:: What to do ::
Which lines in the material below contain the word "matplotlib"? Copy each of them.
━━━━━━━━━━
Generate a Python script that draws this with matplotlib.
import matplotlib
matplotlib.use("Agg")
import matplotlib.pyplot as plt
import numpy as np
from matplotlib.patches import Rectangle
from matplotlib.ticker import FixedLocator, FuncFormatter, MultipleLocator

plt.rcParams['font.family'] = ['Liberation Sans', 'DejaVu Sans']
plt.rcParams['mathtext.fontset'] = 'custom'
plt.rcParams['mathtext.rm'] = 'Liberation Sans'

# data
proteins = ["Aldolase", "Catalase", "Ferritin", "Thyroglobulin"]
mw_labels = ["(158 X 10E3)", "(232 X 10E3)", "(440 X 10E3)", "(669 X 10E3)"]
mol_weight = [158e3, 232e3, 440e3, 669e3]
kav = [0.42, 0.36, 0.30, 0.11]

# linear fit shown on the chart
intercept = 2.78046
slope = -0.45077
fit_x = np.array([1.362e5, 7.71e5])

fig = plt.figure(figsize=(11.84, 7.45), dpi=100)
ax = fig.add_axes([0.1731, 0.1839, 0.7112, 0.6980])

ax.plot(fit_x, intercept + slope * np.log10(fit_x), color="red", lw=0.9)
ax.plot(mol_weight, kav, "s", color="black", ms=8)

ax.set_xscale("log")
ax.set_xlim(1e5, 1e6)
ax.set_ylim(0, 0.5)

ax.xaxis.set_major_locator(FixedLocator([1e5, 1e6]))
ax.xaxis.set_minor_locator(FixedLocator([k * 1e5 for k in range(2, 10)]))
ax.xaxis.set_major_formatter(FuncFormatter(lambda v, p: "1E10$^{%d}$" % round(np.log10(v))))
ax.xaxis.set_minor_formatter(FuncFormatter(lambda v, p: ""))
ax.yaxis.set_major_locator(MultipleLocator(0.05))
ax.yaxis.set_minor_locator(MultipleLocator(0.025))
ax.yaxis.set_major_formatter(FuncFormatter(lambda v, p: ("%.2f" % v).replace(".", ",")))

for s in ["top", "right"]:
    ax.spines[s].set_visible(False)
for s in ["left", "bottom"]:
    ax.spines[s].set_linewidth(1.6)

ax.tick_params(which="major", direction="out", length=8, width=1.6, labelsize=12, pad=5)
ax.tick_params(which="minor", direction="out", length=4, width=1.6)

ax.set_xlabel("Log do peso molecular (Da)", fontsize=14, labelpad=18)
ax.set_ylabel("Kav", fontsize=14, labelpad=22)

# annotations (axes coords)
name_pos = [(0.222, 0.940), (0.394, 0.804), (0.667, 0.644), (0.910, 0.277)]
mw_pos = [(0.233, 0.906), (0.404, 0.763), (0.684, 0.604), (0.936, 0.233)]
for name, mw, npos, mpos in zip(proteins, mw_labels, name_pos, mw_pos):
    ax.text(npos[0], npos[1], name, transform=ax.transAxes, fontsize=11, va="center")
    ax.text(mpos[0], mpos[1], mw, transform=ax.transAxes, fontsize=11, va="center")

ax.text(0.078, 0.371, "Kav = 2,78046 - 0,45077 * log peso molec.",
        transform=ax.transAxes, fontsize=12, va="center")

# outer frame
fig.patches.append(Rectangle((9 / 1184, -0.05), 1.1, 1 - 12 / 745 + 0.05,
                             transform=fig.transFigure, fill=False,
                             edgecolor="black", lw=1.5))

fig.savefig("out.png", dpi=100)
━━━━━━━━━━
:: Result for this task ::
Generate a Python script that draws this with matplotlib.
import matplotlib
matplotlib.use("Agg")
import matplotlib.pyplot as plt
from matplotlib.patches import Rectangle
from matplotlib.ticker import FixedLocator, FuncFormatter, MultipleLocator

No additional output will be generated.